February 9th, 2010

Design as Conversation

This post was originally shared on Adobe XD’s INSPIRE, who were kind enough to ask me to blog for them this week. You can find many a great post from those in the user experience and design fields there. Please check it out.

On top of looking for ways to grab attention, brands should be thinking about how they can engage their audiences in conversation. Discussing the needs and values of your audience with your audience can help you find better ways to solve for their problems. Carrying on a conversation also shows that you care about what your audience wants. And if you as a brand can demonstrate that you care, well, maybe they’ll care about you too.

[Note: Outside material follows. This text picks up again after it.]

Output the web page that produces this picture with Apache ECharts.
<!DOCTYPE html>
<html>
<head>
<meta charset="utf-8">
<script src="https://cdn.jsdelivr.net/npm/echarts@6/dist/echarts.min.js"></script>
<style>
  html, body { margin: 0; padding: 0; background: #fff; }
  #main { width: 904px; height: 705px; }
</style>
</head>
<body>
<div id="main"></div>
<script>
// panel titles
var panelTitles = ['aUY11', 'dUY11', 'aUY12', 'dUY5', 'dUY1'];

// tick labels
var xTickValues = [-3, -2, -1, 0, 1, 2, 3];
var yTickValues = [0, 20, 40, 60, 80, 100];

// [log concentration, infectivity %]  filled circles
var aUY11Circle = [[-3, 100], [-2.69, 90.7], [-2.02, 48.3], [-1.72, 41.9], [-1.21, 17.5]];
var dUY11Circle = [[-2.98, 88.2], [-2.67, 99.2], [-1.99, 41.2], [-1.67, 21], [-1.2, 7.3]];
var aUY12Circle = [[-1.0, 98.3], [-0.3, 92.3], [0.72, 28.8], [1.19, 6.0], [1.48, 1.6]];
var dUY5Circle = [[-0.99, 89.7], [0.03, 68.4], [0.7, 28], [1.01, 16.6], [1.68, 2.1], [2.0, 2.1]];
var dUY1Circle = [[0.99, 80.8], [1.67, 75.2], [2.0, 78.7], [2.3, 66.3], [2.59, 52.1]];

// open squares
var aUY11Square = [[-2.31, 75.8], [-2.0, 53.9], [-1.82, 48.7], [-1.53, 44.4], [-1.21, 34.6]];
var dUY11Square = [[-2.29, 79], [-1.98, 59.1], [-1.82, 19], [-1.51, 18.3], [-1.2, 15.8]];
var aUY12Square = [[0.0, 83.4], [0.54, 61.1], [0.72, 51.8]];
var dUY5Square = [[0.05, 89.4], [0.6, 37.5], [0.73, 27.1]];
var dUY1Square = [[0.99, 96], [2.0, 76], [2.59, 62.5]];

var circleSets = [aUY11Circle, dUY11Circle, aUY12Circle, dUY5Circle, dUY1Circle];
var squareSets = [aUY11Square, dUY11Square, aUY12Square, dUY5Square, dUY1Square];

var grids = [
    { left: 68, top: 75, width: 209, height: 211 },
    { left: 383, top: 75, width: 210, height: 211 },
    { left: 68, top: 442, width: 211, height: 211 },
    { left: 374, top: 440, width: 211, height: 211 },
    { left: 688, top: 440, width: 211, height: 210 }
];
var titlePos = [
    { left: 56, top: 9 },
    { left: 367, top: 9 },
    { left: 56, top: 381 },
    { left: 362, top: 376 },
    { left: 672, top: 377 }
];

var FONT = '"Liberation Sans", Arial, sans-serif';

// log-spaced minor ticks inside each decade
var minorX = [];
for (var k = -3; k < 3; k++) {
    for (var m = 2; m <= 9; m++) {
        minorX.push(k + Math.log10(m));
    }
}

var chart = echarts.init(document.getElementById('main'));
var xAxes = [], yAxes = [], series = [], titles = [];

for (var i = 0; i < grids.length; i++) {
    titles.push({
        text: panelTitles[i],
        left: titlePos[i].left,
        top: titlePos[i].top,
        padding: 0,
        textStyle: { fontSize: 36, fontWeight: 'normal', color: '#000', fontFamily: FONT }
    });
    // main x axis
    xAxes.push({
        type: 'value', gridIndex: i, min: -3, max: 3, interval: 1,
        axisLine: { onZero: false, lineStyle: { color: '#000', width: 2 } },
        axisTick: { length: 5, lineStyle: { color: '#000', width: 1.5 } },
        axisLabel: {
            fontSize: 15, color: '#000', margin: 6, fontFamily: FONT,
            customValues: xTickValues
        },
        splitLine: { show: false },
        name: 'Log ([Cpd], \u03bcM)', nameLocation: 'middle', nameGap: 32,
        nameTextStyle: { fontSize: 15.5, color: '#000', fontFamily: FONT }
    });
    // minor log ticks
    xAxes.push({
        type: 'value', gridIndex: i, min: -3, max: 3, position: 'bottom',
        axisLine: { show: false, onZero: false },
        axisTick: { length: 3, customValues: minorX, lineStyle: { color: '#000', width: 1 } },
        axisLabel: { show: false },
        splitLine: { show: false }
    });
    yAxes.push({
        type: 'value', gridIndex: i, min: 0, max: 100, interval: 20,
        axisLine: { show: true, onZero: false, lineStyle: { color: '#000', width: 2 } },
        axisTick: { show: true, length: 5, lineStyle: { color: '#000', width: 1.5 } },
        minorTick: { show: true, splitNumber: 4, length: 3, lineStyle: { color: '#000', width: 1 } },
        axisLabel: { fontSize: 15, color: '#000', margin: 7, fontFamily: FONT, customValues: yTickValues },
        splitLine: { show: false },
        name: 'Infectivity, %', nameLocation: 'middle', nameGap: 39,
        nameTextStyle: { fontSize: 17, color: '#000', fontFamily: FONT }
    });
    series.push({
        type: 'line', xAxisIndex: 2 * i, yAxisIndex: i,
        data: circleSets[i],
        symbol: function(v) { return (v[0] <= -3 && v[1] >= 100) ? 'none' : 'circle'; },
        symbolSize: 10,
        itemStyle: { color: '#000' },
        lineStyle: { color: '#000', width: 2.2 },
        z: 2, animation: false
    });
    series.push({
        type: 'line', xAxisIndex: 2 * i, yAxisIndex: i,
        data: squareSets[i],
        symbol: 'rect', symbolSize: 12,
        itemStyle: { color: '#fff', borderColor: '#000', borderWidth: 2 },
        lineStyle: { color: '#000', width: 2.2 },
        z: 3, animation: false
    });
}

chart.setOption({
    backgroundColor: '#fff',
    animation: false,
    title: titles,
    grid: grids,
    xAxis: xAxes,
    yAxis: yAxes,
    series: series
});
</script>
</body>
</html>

Brands that don’t engage in a discussion end up doing a lot of talking before earning the permission needed to speak in any meaningful way.

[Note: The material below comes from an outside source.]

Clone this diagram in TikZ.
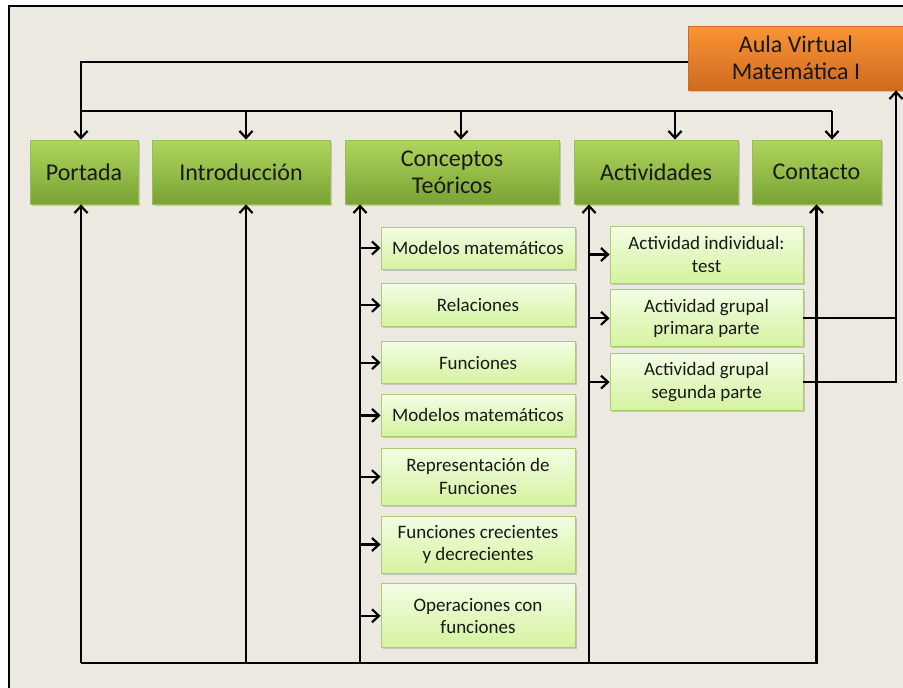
\documentclass[tikz,border=0pt]{standalone}
\usepackage{fontspec}
\setmainfont{Carlito}
\usepackage{tikz}
\usetikzlibrary{
  shapes,
  shadows,
  calc,
  positioning,
  arrows.meta
}
\definecolor{pagebg}{RGB}{236,233,224}
\definecolor{greentop}{RGB}{174,214,92}
\definecolor{greenbot}{RGB}{122,162,52}
\definecolor{greenedge}{RGB}{150,190,80}
\definecolor{lighttop}{RGB}{243,253,228}
\definecolor{lightbot}{RGB}{212,243,158}
\definecolor{lightedge}{RGB}{170,205,112}
\definecolor{orangetop}{RGB}{250,148,52}
\definecolor{orangebot}{RGB}{208,106,32}

\begin{document}
\begin{tikzpicture}[x=1pt,y=-1pt,
  box/.style={rectangle,draw=#1,line width=0.8pt,align=center,inner sep=2pt,text=black!90,
    drop shadow={shadow xshift=1.5pt,shadow yshift=-1.5pt,opacity=0.35}},
  mainbox/.style={box=greenedge,top color=greentop,bottom color=greenbot,minimum height=64pt,
    font=\fontsize{24}{27}\selectfont},
  aulabox/.style={box=orangebot,top color=orangetop,bottom color=orangebot,minimum height=64pt,
    font=\fontsize{24}{27}\selectfont},
  subbox/.style={box=lightedge,top color=lighttop,bottom color=lightbot,minimum width=194pt,
    font=\fontsize{19}{22.5}\selectfont},
  link/.style={line width=2.2pt},
  ar/.style={link,-{Straight Barb[length=7pt,width=13pt]}}
]
  \useasboundingbox (0,0) rectangle (903,688);
  \fill[white] (0,0) rectangle (903,688);
  \fill[pagebg] (9,6) rectangle (903,688);
  \draw[line width=1.2pt] (9,688) -- (9,6) -- (903,6);

  \node[aulabox,minimum width=216pt] (aula) at (796,58) {Aula Virtual\\Matemática I};
  \node[mainbox,minimum width=108pt] (portada) at (84,172) {Portada};
  \node[mainbox,minimum width=178pt] (intro) at (241,172) {Introducción};
  \node[mainbox,minimum width=214pt] (conc) at (452,172) {Conceptos\\Teóricos};
  \node[mainbox,minimum width=164pt] (act) at (656,172) {Actividades};
  \node[mainbox,minimum width=129pt] (cont) at (816.5,172) {Contacto};

  \node[subbox,minimum height=42pt] (mm1) at (478,248) {Modelos matemáticos};
  \node[subbox,minimum height=43pt,below=14pt of mm1] (rel) {Relaciones};
  \node[subbox,minimum height=42pt,below=14pt of rel] (func) {Funciones};
  \node[subbox,minimum height=42pt,below=10pt of func] (mm2) {Modelos matemáticos};
  \node[subbox,minimum height=57pt,below=11pt of mm2] (rep) {Representación de\\Funciones};
  \node[subbox,minimum height=57pt,below=10pt of rep] (fcre) {Funciones crecientes\\y decrecientes};
  \node[subbox,minimum height=64pt,below=10pt of fcre] (oper) {Operaciones con\\funciones};

  \node[subbox,minimum width=193pt,minimum height=57pt] (ai) at (706.5,254.5) {Actividad individual:\\test};
  \node[subbox,minimum width=193pt,minimum height=57pt,below=6pt of ai] (agp) {Actividad grupal\\primara parte};
  \node[subbox,minimum width=193pt,minimum height=57pt,below=6pt of agp] (ags) {Actividad grupal\\segunda parte};

  \coordinate (top) at (81,62);
  \coordinate (bus) at (81,111);
  \coordinate (rv) at (896,0);
  \draw[ar] (aula.west |- top) -| (top |- portada.north);
  \foreach \x/\n in {246/intro,461/conc,675/act,832/cont} {
    \coordinate (b\n) at (\x,111);
    \draw[ar] (b\n) -- (b\n |- \n.north);
  }
  \draw[link] (bus) -- (bcont);

  \foreach \x/\n in {81/portada,246/intro,360/conc,589/act} {
    \coordinate (l\n) at (\x,663);
    \draw[ar] (l\n) -- (l\n |- \n.south);
  }
  \draw[ar] (lportada) -| (cont.south);

  \foreach \n in {mm1,rel,func,mm2,rep,fcre,oper}
    \draw[ar] (lconc |- \n.west) -- (\n.west);
  \foreach \n in {ai,agp,ags}
    \draw[ar] (lact |- \n.west) -- (\n.west);

  \draw[link] (agp.east) -- (agp.east -| rv);
  \draw[ar] (ags.east) -| (rv |- aula.south);
\end{tikzpicture}
\end{document}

The problem for most brands is that they’re not equipped with a process that allows for conversation. Brands typically take a “plan and launch (and then leave)” approach when attempting to engage their audience. This approach is great for gaining attention. But gaining attention doesn’t equate to being liked or cared about by consumers. The “plan and leave” approach lacks the inherent back-and-forth that’s part of any good conversation. All the talking points are created up front, and there’s no time, or any one present, for response and adaptation based on audience feedback. This process takes the shape of a speech rather than that of a discussion.

plan-launch

To join in a conversation with their audience, brands need to adjust their thinking by incorporating concepts from the practice of iterative development. This shift is something I think we’ll see more of in 2010.

When you deconstruct iterative development and a conversation, they start to look a lot alike.

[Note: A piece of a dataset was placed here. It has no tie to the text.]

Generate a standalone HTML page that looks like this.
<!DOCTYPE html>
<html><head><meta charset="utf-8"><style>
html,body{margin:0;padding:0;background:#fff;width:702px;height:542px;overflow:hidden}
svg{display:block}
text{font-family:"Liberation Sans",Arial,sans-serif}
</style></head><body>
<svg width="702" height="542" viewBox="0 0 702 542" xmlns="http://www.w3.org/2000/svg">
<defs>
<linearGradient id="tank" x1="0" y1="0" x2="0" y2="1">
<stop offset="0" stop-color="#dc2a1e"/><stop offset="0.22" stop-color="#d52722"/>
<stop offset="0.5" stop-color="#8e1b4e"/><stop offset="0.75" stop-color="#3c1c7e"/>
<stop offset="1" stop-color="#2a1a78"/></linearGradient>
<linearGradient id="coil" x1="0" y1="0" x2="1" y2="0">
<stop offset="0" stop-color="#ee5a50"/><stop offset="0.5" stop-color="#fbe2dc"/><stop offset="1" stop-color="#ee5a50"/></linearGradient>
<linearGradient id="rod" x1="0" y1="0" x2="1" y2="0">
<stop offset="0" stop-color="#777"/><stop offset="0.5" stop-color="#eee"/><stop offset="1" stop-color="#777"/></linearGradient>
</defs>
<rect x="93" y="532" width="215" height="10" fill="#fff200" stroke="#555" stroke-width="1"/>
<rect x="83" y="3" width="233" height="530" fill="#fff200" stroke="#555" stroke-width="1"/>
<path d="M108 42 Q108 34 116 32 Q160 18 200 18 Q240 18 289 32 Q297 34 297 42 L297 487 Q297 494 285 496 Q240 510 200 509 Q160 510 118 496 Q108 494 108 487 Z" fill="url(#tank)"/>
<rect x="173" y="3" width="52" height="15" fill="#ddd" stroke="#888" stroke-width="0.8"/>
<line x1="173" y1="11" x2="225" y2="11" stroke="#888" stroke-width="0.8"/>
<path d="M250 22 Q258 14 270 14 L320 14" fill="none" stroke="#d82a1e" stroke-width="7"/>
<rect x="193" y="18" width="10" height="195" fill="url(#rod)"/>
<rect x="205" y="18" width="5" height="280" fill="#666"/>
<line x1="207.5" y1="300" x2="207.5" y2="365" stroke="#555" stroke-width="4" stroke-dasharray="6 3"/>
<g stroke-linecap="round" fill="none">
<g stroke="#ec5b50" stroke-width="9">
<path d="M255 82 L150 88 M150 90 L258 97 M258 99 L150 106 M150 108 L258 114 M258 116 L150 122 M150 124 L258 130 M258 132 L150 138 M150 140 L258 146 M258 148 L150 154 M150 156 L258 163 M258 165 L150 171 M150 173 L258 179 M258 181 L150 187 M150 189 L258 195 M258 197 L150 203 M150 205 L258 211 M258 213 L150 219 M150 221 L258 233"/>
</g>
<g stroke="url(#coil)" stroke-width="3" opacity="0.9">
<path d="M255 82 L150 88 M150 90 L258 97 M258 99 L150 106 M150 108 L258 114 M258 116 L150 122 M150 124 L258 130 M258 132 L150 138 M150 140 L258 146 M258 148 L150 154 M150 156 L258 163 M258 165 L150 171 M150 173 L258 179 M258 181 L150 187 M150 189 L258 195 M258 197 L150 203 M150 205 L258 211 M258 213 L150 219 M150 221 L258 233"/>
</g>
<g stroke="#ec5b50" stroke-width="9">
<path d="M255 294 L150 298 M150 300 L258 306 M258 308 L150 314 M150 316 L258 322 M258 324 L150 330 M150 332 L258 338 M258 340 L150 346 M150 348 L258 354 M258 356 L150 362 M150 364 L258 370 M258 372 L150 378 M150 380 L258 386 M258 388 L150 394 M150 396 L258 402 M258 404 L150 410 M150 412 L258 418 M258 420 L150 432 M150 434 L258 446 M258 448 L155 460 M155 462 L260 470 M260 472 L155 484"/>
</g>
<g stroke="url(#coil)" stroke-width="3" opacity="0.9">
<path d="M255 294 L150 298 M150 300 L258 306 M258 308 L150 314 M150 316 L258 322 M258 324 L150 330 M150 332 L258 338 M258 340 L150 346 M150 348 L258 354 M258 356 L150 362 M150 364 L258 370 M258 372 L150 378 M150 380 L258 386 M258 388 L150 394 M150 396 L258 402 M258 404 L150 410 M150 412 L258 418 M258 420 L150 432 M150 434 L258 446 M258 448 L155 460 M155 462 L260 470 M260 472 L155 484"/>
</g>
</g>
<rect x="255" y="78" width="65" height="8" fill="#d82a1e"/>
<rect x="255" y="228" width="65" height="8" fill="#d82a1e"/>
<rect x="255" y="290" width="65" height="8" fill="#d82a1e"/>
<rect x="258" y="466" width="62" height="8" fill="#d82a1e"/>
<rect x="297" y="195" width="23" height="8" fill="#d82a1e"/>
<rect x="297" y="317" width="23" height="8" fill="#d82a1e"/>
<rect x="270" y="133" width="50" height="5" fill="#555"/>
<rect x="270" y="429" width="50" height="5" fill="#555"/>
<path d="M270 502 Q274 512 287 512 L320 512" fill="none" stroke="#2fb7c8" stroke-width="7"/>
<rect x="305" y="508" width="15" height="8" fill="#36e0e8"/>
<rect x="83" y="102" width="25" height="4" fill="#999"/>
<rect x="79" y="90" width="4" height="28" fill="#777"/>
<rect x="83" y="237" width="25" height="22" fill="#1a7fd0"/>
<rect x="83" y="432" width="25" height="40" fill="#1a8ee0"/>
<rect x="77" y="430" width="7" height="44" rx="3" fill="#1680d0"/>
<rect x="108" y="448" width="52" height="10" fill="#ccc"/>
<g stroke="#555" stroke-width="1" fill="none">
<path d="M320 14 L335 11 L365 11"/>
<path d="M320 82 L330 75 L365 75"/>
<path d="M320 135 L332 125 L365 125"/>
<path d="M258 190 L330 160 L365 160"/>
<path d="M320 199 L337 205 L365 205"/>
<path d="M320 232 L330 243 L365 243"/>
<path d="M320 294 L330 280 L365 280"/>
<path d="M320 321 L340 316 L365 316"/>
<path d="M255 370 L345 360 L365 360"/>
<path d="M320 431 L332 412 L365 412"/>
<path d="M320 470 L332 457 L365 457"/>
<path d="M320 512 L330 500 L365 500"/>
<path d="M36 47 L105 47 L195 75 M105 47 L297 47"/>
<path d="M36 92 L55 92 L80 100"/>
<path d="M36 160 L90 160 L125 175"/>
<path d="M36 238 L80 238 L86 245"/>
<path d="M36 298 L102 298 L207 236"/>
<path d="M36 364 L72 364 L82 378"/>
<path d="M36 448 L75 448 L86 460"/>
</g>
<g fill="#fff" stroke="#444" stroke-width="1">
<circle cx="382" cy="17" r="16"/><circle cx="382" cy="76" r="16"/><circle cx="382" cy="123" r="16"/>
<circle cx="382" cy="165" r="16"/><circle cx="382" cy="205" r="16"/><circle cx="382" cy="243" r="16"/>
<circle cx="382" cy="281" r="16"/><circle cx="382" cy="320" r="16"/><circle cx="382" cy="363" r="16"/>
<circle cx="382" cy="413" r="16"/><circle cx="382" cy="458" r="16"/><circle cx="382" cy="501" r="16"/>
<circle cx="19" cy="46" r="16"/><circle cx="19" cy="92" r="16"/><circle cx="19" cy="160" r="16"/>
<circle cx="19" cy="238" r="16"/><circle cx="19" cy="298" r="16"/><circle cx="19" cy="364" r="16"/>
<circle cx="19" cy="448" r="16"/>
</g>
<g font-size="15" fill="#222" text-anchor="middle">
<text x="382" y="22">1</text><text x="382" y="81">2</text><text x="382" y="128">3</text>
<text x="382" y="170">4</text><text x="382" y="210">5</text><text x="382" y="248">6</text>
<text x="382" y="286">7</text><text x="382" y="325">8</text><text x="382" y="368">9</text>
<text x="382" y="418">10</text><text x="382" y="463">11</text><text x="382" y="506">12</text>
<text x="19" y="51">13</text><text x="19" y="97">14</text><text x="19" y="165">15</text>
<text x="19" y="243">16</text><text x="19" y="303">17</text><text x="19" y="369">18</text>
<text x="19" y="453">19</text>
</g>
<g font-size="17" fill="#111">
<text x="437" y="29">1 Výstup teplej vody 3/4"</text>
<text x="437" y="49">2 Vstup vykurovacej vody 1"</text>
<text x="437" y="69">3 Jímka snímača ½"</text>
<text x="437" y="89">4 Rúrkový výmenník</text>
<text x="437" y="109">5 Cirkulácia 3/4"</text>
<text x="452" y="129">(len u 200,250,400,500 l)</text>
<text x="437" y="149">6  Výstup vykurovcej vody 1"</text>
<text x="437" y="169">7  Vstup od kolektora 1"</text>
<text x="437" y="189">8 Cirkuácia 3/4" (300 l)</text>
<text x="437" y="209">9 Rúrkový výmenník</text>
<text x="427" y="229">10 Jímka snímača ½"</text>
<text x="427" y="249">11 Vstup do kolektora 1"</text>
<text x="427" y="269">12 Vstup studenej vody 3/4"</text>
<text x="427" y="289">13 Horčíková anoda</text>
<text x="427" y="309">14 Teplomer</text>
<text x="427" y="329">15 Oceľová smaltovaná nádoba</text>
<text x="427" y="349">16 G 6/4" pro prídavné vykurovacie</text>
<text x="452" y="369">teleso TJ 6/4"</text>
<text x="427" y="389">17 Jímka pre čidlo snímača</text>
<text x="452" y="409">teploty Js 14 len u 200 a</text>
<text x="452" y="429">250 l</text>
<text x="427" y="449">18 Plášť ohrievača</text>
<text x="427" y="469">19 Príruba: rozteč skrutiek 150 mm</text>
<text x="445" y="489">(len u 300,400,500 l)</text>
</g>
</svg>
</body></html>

convo-cycleiterative-cycle

Both are iterative; with each, you need to repeat the pattern through a number of cycles before you get something of value. Both are also responsive to feedback. Sticking to a pre-written script doesn’t make for good conversation. Limiting yourself to an initial, static set of ideas usually doesn’t work well either.

Designing with conversation in mind involves solving problems with people and making things that are useful based on what you’ve heard. Rather than attempting to anticipate and define all features up front, do less and share it earlier with your audience. Designing with less functionality and more flexibility in early releases leaves room for creativity amongst the community of users, allowing for conventions to surface and gain momentum.

Twitter is a great example of this. Their service, as it started, was dead simple. One “blob” of input and one constraint of 140 characters max (it’s a lot less intimidating to write when you know you can’t exceed 140 characters). Then something interesting happened.

Within the flexibility of the text area, users started create their own conventions to accomplish things they wanted to within the service. The @, #, RT features each emerged this way. Twitter built the ability for users to provide feedback right into their product. Tim O’Reilly writes more here.

twitter-conventions-example

Aside from accommodating for conversation within the product itself, a conversational approach to design also requires significant thought with regards to the experience around the product. Because a discussion requires audience interaction and feedback, finding ways to make participation easy and meaningful for users is critical. The peripheral experience(s) used to facilitate the conversation about the thing you want to discuss become almost as important as the product experience itself. Finding ways to make users feel part of the creation process, provide recognition and rewards to contributors and develop an appropriate level of transparency regarding what’s being delivered are all elements for consideration when thinking about this part of the experience.

It will be interesting to see how brands adapt from just speaking to include listening and responding as part of their efforts over the coming years. I think doing so will lead to stronger brands and result in many innovative, useful products.